We should never lose sight of the importance of having an insight into the pure nature of Mind (citta) which is distinct from the maculate or defiled mind. Nor should we forget that while mind is tethered to the temporal body, it is potentially free of the body which, when properly trained, after the dissolution of the body, will go to a higher plane.
In the Mahanama Sutta (S. v. 370) of the Pali Canon we learn that Mahanama who is visiting the Buddha was distressed. He confesses to the Buddha of his fear that when passing through the crowded streets of Kapilavatthu he might come to an untimely death.
The Buddha, of course, assures Mahanama that he need not worry about the afterlife if he should happen to die. The Buddha uses the following illustration.
“Suppose, Mahanama, a man submerges a pot of ghee [clarified butter] or a pot of oil in a deep pool of water and breaks it. All of its shards and fragment would sink downwards, but the ghee or oil there would rise upwards. So too, mahanama, when a person’s mind has been fortified over a long time by faith, virtue, learning, generosity, and wisdom, right there crows...or various creatures eat his body... But his mind, which has been fortified over a long time by faith, virtue, learning, generosity, and wisdom—that goes upwards, goes to distinction” (trans., Bhikkhu Bodhi).

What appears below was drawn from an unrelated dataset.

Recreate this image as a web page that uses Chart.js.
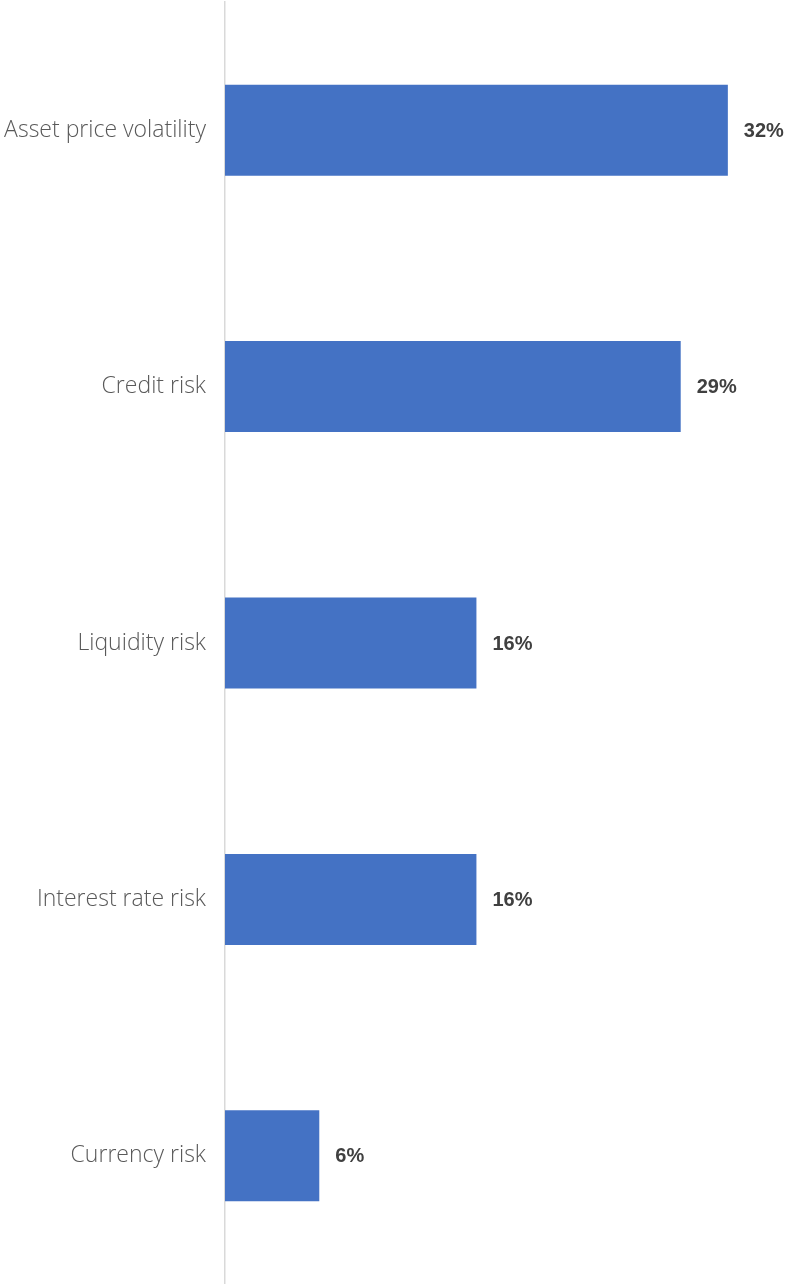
<!DOCTYPE html>
<html>
<head>
<meta charset="utf-8">
<script src="https://cdn.jsdelivr.net/npm/chart.js@4.4.1/dist/chart.umd.min.js"></script>
<style>
  html, body { margin: 0; padding: 0; background: #fff; }
  #wrap { width: 785px; height: 1284px; }
</style>
</head>
<body>
<div id="wrap"><canvas id="riskChart" width="785" height="1284"></canvas></div>
<script>
// risk categories and share of respondents (%)
const categories = [
  "Asset price volatility",
  "Credit risk",
  "Liquidity risk",
  "Interest rate risk",
  "Currency risk",
];
const shares = [32, 29, 16, 16, 6];

const barColor = "#4472C4";

// value labels to the right of each bar
const valueLabels = {
  id: "valueLabels",
  afterDatasetsDraw(chart) {
    const ctx = chart.ctx;
    const meta = chart.getDatasetMeta(0);
    ctx.save();
    ctx.font = "bold 20px 'Liberation Sans', Arial, sans-serif";
    ctx.fillStyle = "#404040";
    ctx.textAlign = "left";
    ctx.textBaseline = "middle";
    meta.data.forEach((bar, i) => {
      ctx.fillText(shares[i] + "%", bar.x + 16, bar.y + 1);
    });
    ctx.restore();
  },
};

const ctx = document.getElementById("riskChart").getContext("2d");

new Chart(ctx, {
  type: "bar",
  data: {
    labels: categories,
    datasets: [
      {
        data: shares,
        backgroundColor: barColor,
        categoryPercentage: 1,
        barPercentage: 0.355,
      },
    ],
  },
  options: {
    indexAxis: "y",
    responsive: false,
    animation: false,
    layout: { padding: { top: 2, bottom: 0, left: 0, right: 10 } },
    plugins: {
      legend: { display: false },
      tooltip: { enabled: false },
    },
    scales: {
      x: {
        display: false,
        min: 0,
        max: 35,
      },
      y: {
        afterFit(scale) {
          scale.width = 225;
          // no extra room above/below the first and last category
          scale.paddingTop = 0;
          scale.paddingBottom = 0;
        },
        grid: { display: false, drawTicks: false },
        border: { display: true, color: "#d9d9d9", width: 1.5 },
        ticks: {
          color: "#595959",
          padding: 19,
          font: { family: "'Open Sans', sans-serif", size: 23, weight: 300 },
        },
      },
    },
  },
  plugins: [valueLabels],
});
</script>
</body>
</html>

An important element in the above is that our mind is potentially liberated and can become fully liberated, in time, with thorough development (paribhrita) once a glimpse into Mind’s immaculate nature is gained. Another important element is that when the body meets its death, Mind does not. In virtue of one’s spiritual efforts, Mind separates from its former ties with the phenomenal body, going to distinction (vishesha) very much like oil which, being lighter than water, rises upwards away from the shards and fragments of the broken pot.